**WHAT TO DO**.
Include the line with "plt.rcParams['axes.unicode_minus'] = False" and every line before it in the entries below, echoed exactly, but not the pictures.

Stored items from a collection

------------------------------------

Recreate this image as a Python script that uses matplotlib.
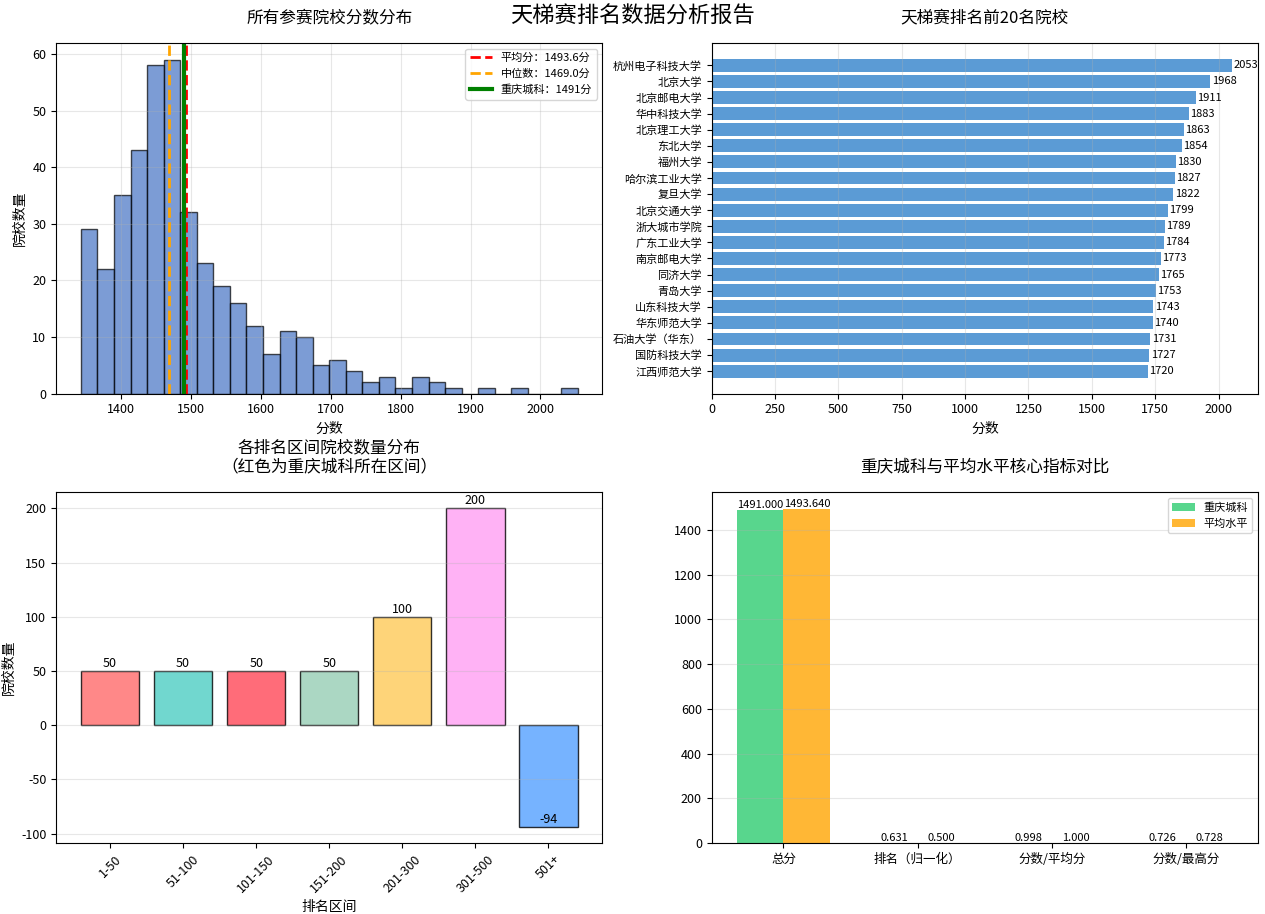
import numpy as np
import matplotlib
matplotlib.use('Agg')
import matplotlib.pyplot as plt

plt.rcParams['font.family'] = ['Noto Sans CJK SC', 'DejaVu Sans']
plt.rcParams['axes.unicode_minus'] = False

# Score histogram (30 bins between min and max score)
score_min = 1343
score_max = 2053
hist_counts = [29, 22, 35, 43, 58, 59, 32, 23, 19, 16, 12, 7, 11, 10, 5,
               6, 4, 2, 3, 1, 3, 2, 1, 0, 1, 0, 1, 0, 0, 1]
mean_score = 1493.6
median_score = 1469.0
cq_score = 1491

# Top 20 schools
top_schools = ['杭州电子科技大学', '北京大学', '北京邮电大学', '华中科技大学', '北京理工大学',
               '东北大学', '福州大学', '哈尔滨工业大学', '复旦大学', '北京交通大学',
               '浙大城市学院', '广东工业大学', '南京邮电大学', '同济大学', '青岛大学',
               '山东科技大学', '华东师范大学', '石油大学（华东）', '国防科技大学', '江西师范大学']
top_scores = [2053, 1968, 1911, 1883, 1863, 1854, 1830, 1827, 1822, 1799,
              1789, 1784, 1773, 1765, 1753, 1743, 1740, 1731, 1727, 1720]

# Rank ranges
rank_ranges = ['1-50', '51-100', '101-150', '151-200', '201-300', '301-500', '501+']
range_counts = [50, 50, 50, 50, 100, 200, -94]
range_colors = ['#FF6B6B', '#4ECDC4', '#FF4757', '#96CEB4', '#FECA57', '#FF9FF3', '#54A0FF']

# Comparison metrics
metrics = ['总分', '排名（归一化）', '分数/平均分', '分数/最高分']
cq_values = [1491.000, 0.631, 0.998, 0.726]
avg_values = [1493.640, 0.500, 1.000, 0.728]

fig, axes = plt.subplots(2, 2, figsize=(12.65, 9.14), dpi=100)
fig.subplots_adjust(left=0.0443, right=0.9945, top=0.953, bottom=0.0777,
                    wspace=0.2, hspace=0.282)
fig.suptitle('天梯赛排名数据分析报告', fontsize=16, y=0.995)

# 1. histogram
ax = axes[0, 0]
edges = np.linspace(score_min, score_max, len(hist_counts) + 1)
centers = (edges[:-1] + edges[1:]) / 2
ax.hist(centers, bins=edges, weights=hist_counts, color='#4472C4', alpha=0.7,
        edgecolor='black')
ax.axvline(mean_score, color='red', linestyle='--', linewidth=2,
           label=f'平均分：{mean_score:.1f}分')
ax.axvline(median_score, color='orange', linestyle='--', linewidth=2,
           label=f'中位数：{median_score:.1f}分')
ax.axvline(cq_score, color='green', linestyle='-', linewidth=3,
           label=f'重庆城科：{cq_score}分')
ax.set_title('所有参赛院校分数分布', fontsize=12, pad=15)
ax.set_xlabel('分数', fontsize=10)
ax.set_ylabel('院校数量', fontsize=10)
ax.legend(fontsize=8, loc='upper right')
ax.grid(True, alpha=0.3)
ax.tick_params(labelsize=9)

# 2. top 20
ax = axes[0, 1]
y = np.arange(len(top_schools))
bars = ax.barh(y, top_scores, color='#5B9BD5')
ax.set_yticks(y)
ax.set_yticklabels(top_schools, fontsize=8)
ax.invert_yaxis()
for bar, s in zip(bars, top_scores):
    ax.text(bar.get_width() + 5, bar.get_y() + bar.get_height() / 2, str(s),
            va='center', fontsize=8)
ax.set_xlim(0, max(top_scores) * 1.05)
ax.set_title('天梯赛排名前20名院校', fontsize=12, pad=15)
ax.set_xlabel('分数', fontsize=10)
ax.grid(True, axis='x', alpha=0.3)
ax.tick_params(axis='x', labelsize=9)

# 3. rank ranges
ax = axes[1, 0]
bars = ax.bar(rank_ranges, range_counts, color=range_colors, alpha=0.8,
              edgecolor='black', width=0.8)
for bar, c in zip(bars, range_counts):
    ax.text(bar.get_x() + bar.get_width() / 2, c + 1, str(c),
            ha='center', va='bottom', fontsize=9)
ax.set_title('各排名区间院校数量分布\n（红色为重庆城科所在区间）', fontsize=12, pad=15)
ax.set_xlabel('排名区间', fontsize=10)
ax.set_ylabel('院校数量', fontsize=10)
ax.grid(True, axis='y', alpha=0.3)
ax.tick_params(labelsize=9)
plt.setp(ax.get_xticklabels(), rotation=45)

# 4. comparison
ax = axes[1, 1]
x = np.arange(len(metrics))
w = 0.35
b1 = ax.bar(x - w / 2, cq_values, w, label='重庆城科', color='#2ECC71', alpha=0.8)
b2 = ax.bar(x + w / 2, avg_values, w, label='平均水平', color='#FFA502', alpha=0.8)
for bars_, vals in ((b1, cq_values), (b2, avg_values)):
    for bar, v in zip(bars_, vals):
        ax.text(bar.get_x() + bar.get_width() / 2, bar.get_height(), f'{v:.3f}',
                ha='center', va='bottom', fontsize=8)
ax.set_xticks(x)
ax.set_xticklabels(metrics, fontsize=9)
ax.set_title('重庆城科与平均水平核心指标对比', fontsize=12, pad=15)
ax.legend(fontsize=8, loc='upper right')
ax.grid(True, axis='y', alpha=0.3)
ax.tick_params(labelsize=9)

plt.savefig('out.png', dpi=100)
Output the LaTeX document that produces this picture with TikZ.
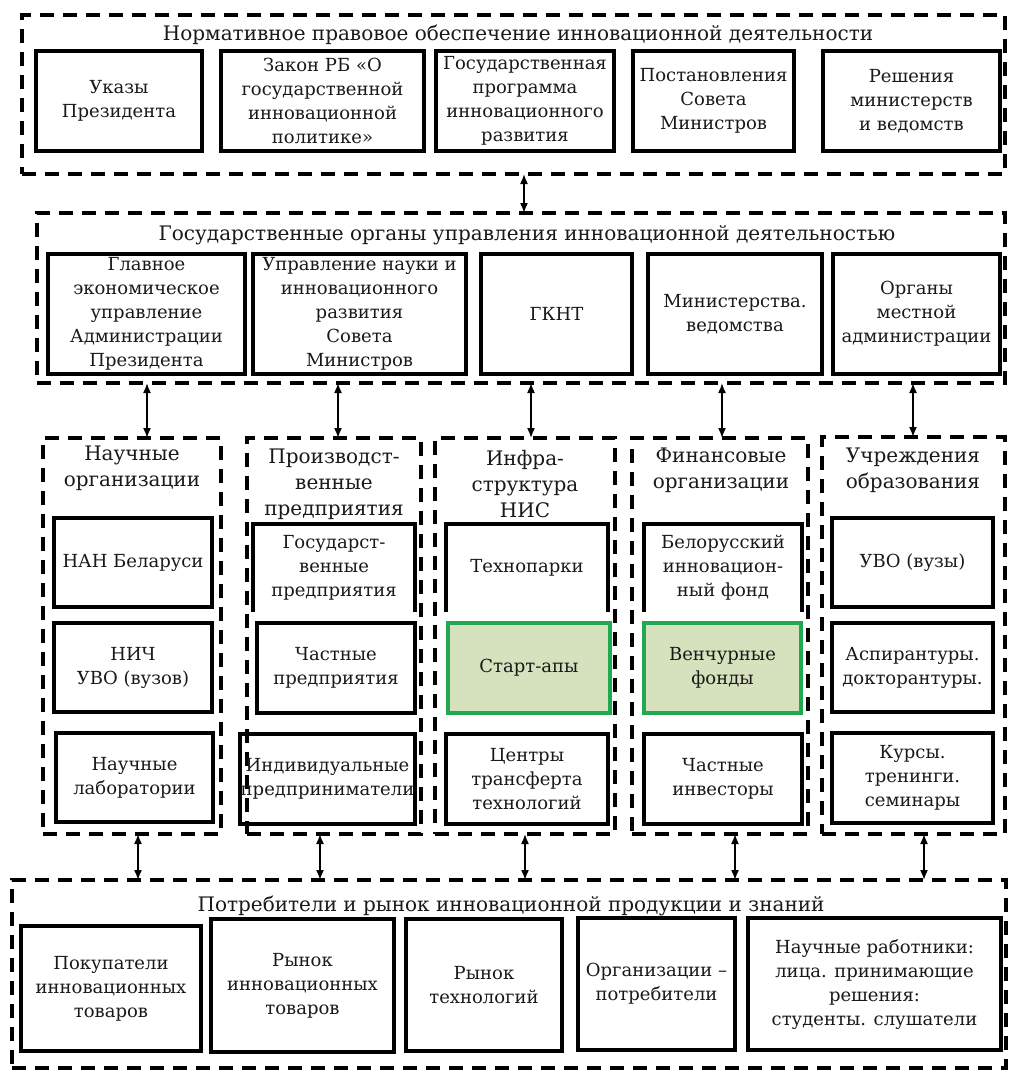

------------------------------------

**EXPECTED ANSWER**.
Recreate this image as a Python script that uses matplotlib.
import numpy as np
import matplotlib
matplotlib.use('Agg')
import matplotlib.pyplot as plt

plt.rcParams['font.family'] = ['Noto Sans CJK SC', 'DejaVu Sans']
plt.rcParams['axes.unicode_minus'] = False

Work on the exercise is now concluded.